One thing to keep in mind is that a normal part of learning to play the guitar is developing calluses on your fingers. You will invariably go through a period of tenderness, varying in severity person to person. Calluses are crucial to protecting softer tissue from the rigours of applying pressure on the neck and they help develop endurance over time as well. Steel strings allow the calluses to set in faster and once they appear you are pretty much set to play any kind of guitar from there onward.

If you plan to play classical style guitar, we do recommend getting nylon strings because they are an integral part of the genre and help define the orchestral sound.

Acoustic and Electro-Acoustic

Most guitars are available as an electro-acoustic version and it is worth considering whether you want amplification when buying. Remember that it is expensive to install an electro acoustic component in a pre-existing guitar rather than implementing it during manufacturing. Furthermore, ad hoc amplification never sounds as good as when it is built-in.

Many first time buyers don’t see the utility in getting an electro-acoustic guitar, planning to only play at home or within an intimate context.

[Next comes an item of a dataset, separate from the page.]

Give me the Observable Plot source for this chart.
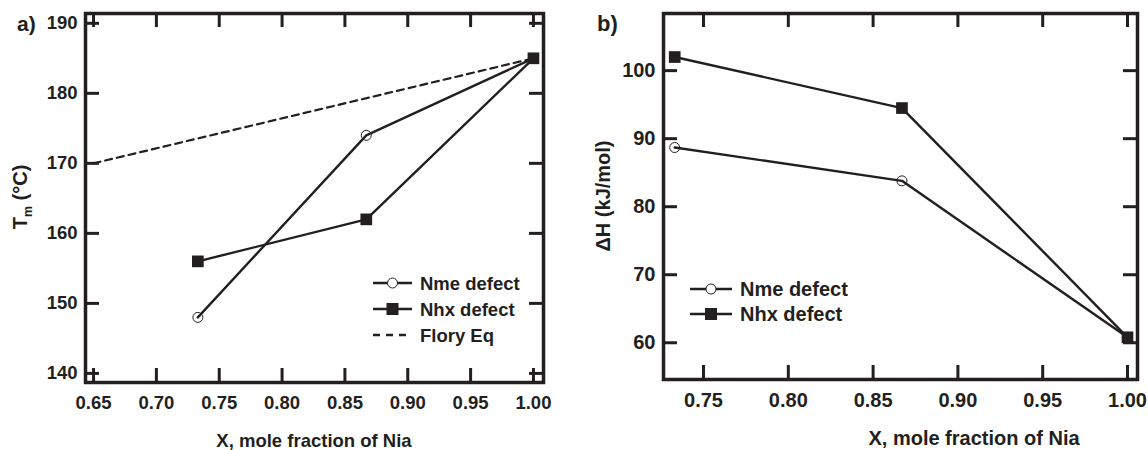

A couple of years down the line, when they decide to play gigs, take their guitar to church or join a band, they almost always regret their decision. If you are unsure whether you should go for an acoustic or electro-acoustic, the advisable choice is to be safe rather than sorry and go for an electro-acoustic.

Enjoy The Process

Tracking down the best guitar for you can also be an enjoyable process. As you scour the market, learn about different tonewoods available and understand how the sum of the components makes a guitar work, you are getting a valuable learning experience.

This knowledge can then remain with you as you learn to play, consider buying your next guitar and generally further yourself as a musician. Remember to savor it all and remind yourself that the end goal is a guitar that not only feels great in your hands, but plays equally well.